Rothko killed himself.

Rothko’s marriage had become increasingly troubled, and his poor health and impotence resulting from the aneurysm compounded his feeling of estrangement in the relationship. Rothko and his wife Mell (1944–1970) separated on New Year’s Day 1969, and he moved into his studio.

On February 25, 1970, Oliver Steindecker, Rothko’s assistant, found the artist lying dead on the kitchen floor in front of the sink, covered in blood. He had overdosed on barbiturates and cut an artery in his right arm with a razor blade.  There was no suicide note. He was 66. The Seagram Murals arrived in London for display at the Tate Gallery on the day of his suicide

Jackson Pollack also killed himself, with a bottle of gin and a green 1950 Oldsmobile convertible.

Rothko became rich and famous painting a precise square with one calm color. Pollock completely opposite but the same, wild splashes of a frenetic rainbow. Rich and famous, killed themselves.

Me, you are gonna have to take me kicking and screaming. Which I have already started doing.

Something to think about. All it really takes is one good effort. Think Gone With The Wind and To Kill A Mockingbird. Written, by women, please note, for those who believe me a literary misogynist.

Sylvia Plath killed herself.

Based on my research to date, only example of somebody who got it done right was Leonard Cohen. A rock star who lost a multi-million dollar fortune and spent six years as a Buddhist monk, him, he had his shit together in the end.
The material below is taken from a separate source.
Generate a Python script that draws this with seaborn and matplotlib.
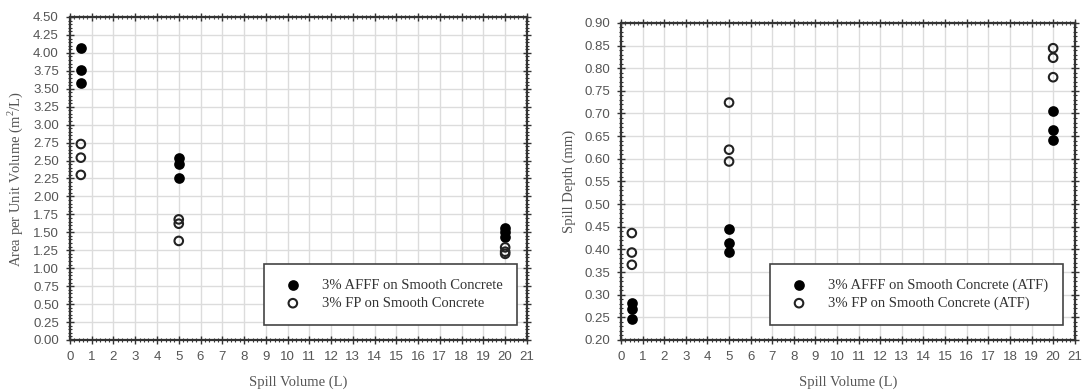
import numpy as np
import pandas as pd
import matplotlib
matplotlib.use("Agg")
import matplotlib.pyplot as plt
import seaborn as sns
from matplotlib.ticker import MultipleLocator, FormatStrFormatter

# ---------------- data ----------------
spill_volumes = [0.5, 0.5, 0.5, 5, 5, 5, 20, 20, 20]

left_afff = [4.07, 3.76, 3.58, 2.53, 2.45, 2.26, 1.56, 1.50, 1.44]
left_fp = [2.73, 2.54, 2.30, 1.68, 1.62, 1.38, 1.29, 1.23, 1.20]

right_afff = [0.282, 0.269, 0.247, 0.445, 0.413, 0.395, 0.705, 0.664, 0.642]
right_fp = [0.436, 0.393, 0.366, 0.724, 0.620, 0.594, 0.844, 0.823, 0.780]

left_labels = ["3% AFFF on Smooth Concrete", "3% FP on Smooth Concrete"]
right_labels = ["3% AFFF on Smooth Concrete (ATF)", "3% FP on Smooth Concrete (ATF)"]

x_label = "Spill Volume (L)"
left_ylabel = "Area per Unit Volume (m$^2$/L)"
right_ylabel = "Spill Depth (mm)"

# ---------------- style ----------------
sns.set_theme(style="white")
plt.rcParams["font.family"] = ["Liberation Sans", "DejaVu Sans"]
plt.rcParams["mathtext.fontset"] = "custom"
plt.rcParams["mathtext.rm"] = "Liberation Serif"

fig = plt.figure(figsize=(10.88, 3.92), dpi=100)
ax1 = fig.add_axes([0.0643, 0.1327, 0.420, 0.824])
ax2 = fig.add_axes([0.5708, 0.1327, 0.417, 0.809])

tick_gray = "#555555"
serif = ["Liberation Serif", "DejaVu Serif"]


def draw(ax, afff, fp, labels, ylabel, ylim, ymajor, yminor, yfmt, legend_anchor):
    df = pd.DataFrame({
        "x": spill_volumes + spill_volumes,
        "y": afff + fp,
        "series": [labels[0]] * len(afff) + [labels[1]] * len(fp),
    })
    sns.scatterplot(data=df[df.series == labels[0]], x="x", y="y", ax=ax,
                    color="black", marker="o", s=42, edgecolor="black",
                    linewidth=1.2, label=labels[0], zorder=4)
    sns.scatterplot(data=df[df.series == labels[1]], x="x", y="y", ax=ax,
                    marker="o", s=38, facecolor="none", edgecolor="#222222",
                    linewidth=1.5, label=labels[1], zorder=4)
    ax.set_xlim(0, 21)
    ax.set_ylim(*ylim)
    ax.xaxis.set_major_locator(MultipleLocator(1))
    ax.xaxis.set_minor_locator(MultipleLocator(0.2))
    ax.yaxis.set_major_locator(MultipleLocator(ymajor))
    ax.yaxis.set_minor_locator(MultipleLocator(yminor))
    ax.yaxis.set_major_formatter(FormatStrFormatter(yfmt))
    ax.grid(True, which="major", color="#dcdcdc", linewidth=1.0, zorder=0)
    ax.set_axisbelow(True)
    for sp in ax.spines.values():
        sp.set_visible(True)
        sp.set_color("#333333")
        sp.set_linewidth(1.6)
    ax.tick_params(which="both", direction="inout", top=True, right=True,
                   bottom=True, left=True, color="#333333")
    ax.tick_params(which="major", length=6, width=1.0, labelsize=9.5,
                   labelcolor=tick_gray, pad=5)
    ax.tick_params(which="minor", length=3.5, width=0.8)
    ax.set_xlabel(x_label, family=serif, fontsize=10.5, color=tick_gray, labelpad=9)
    ax.set_ylabel(ylabel, family=serif, fontsize=10.5, color=tick_gray, labelpad=6)
    leg = ax.legend(loc="lower right", bbox_to_anchor=legend_anchor, frameon=True,
                    fancybox=False, edgecolor="#444444", framealpha=1,
                    prop={"family": serif, "size": 10.5}, borderpad=1.0,
                    handletextpad=1.0, labelspacing=0.35, borderaxespad=0.5)
    leg.get_frame().set_linewidth(1.2)
    for t in leg.get_texts():
        t.set_color("#333333")


draw(ax1, left_afff, left_fp, left_labels, left_ylabel, (0, 4.5), 0.25, 0.05,
     "%.2f", (0.995, 0.025))
draw(ax2, right_afff, right_fp, right_labels, right_ylabel, (0.2, 0.9), 0.05, 0.01,
     "%.2f", (0.99, 0.025))

fig.savefig("out.png", dpi=100)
Hunter, not so much. Killed himself. Like Hemingway. Like David Foster Wallace.

Yusaku Maezawa’s Blockbuster $110.5 Million Basquiat Gets Own Brooklyn Museum Show

If I had to put two influences together – and I had to – I’d go with Thompson and Cohen.

The energy and outrage with music and a calm voice.

Turns out getting your shit together is helluva lot of work.

If you can make it, old age is just like before, only without the obvious crazy.

Zen Gonzo, I call it.

My last best hope of fame is a posthumous PBS documentary.

So you should save all our correspondence.